Rationalizing results
By Mark Steyn
August 8, 2005
A British teachers' union official recently proposed an end to "failing"
students on exams. Instead of "failing" grades, she said pupils would be given a
"deferred success."
Oh, sure, you can scoff. But
evidently the system is being piloted-tested in Howard Dean's Democratic Party.
That's why the Democratic Congressional Campaign Committee hailed its electoral
failure in last week's Ohio special election as a triumphant "deferred success."
Its press release said:
"In nearly the biggest
political upset in recent history, Democrat Paul Hackett came within just a few
thousand votes of defeating Republican Jean Schmidt in Ohio's 2nd Congressional
District." Yes, indeed. It was "nearly the biggest political upset in recent
history," which is another way of saying it was actually the smallest political
nonupset in recent history.
Paul Hackett was like a
fast-forward rerun of the Kerry campaign. He was a veteran of the Iraq war, but
he was anti-war, but he made solemn dignified patriotic commercials featuring
respectful footage of President Bush and artfully neglecting to mention the
candidate was a Democrat. But in livelier campaign venues he dismissed Mr. Bush
as a "son-ofabitch" and a "chickenhawk" who was "un-American" for questioning
his patriotism.
And as usual this nearly winning
strategy lost yet again -- this time to a weak Republican candidate with a lot
of problematic baggage. As far as I understand, the official Democratic
narrative is that George Bush is a moron who has nevertheless managed to steal
two elections.
Big deal. Up against this crowd, that
looks like petty larceny. After the Ohio vote, Democratic pollster Stan
Greenberg declared "one of the biggest doubts about Democrats is that they don't
stand for anything." That might have passed muster two years ago. Alas, the
party's real problem is that increasingly there's no doubt whatsoever about it.
Fortunately, the Dems have found a new line of
attack to counter the evil election-stealing moron. A few days ago, a Democratic
National Committee press release attacked Mr. Bush for being physically fit. It
seems his physical fitness comes at the expense of the nation's lardbutt youth.
Or as the DNC put it:
"While President Bush has made
physical fitness a personal priority, his cuts to education funding have forced
schools to roll back physical education classes and his administration's efforts
to undermine Title IX sports programs have threatened thousands of women's
college sports programs."
Wow. I noticed my gal had
put on a few pounds, but I had no idea it was Mr. Bush's fault. That sonofabitch
chickenhawk. Just for the record, "his cuts to education funding" are cuts only
in the sense Mr. Hackett's had a tremendous victory in the Ohio election: That's
to say, Mr. Bush's "cuts to education funding" are in fact a roughly 50 percent
increase in federal education funding.
Some of us
wish he had cut education funding. By any rational measure, a good third of
public school expenditures are completely wasted. But instead it has
skyrocketed.
And the idea Mr. Bush is heartlessly
pursuing an elite leisure activity denied to millions of American schoolchildren
takes a bit of swallowing given that his preferred fitness activity is running.

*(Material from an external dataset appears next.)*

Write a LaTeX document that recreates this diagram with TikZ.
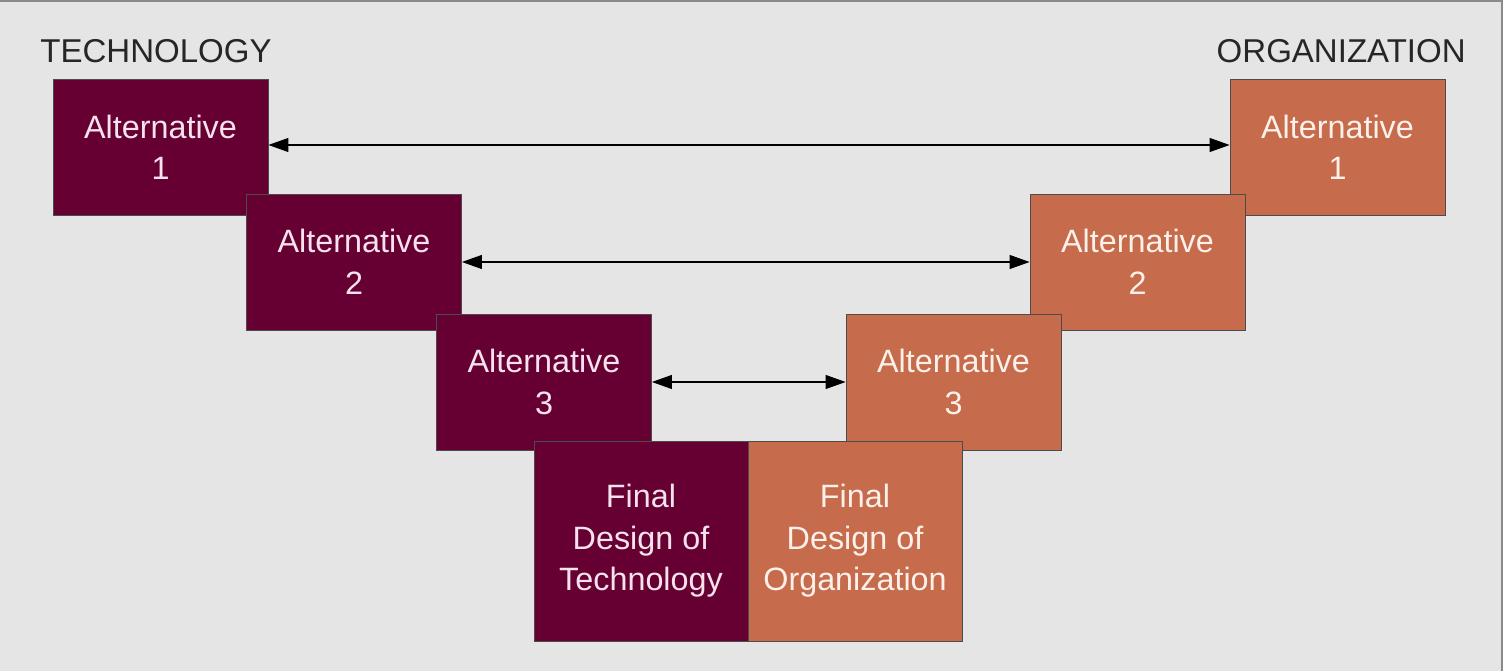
\documentclass[tikz,border=0pt]{standalone}
\usepackage{fontspec}
\setmainfont{Liberation Sans}
\usetikzlibrary{arrows.meta}
\definecolor{bg}{HTML}{E5E5E5}
\definecolor{maroon}{HTML}{660033}
\definecolor{rust}{HTML}{C66B4B}
\definecolor{pinkw}{HTML}{F6E2EC}
\definecolor{rustw}{HTML}{FCF0EA}
\definecolor{framegray}{HTML}{8A8A8A}
\begin{document}
\begin{tikzpicture}[x=0.02cm,y=-0.02cm,
  lbl/.style={font=\fontsize{18.8}{23}\selectfont, text=black!85, inner sep=0pt},
  boxbase/.style={rectangle, draw=black!70, line width=0.5pt, align=center,
    font=\fontsize{18.4}{23.6}\selectfont, inner sep=0pt,
    minimum width=4.3cm, minimum height=2.72cm},
  tbox/.style={boxbase, fill=maroon, text=pinkw},
  obox/.style={boxbase, fill=rust, text=rustw},
  fbox/.style={minimum height=4cm, minimum width=4.28cm},
  link/.style={draw=black, line width=0.6pt, {Triangle[length=0.4cm,width=0.28cm]}-{Triangle[length=0.4cm,width=0.28cm]}}
]
\useasboundingbox (0,0) rectangle (1503,671);
\fill[bg] (0,0) rectangle (1503,671);
\draw[framegray, line width=1.2pt] (0,1) -- (1502,1) -- (1502,671);

\node[lbl, anchor=west] (tlab) at (40,51) {TECHNOLOGY};
\node[lbl, anchor=east] (olab) at (1466,51) {ORGANIZATION};

\node[tbox] (t1) at (160.5,147.5) {Alternative\\1};
\node[tbox] (t2) at (354,262) {Alternative\\2};
\node[tbox] (t3) at (544,382) {Alternative\\3};

\node[obox] (o1) at (1337.5,147.5) {Alternative\\1};
\node[obox] (o2) at (1137.5,262) {Alternative\\2};
\node[obox] (o3) at (953.5,382) {Alternative\\3};

\node[tbox, fbox] (tf) at (641,541) {Final\\Design of\\Technology};
\node[obox, fbox] (of) at (855,541) {Final\\Design of\\Organization};

\draw[link] ([yshift=0.05cm]t1.east) -- ([yshift=0.05cm]o1.west);
\draw[link] (t2) -- (o2);
\draw[link] (t3) -- (o3);
\end{tikzpicture}
\end{document}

"Running" requires two things: you and ground. Short of buying every schoolkid
some John Kerry $1,000 electric-yellow buttock-hugging Lycra singlet, it's hard
how "running" requires increasing federal funding.
Perhaps America could have a running czar or a
National Running Commission to report on the need for a Cabinet-level
runner-general. Perhaps Title IX needs to be expanded to provide a federal
sneaker subsidy -- a woman's right to shoes.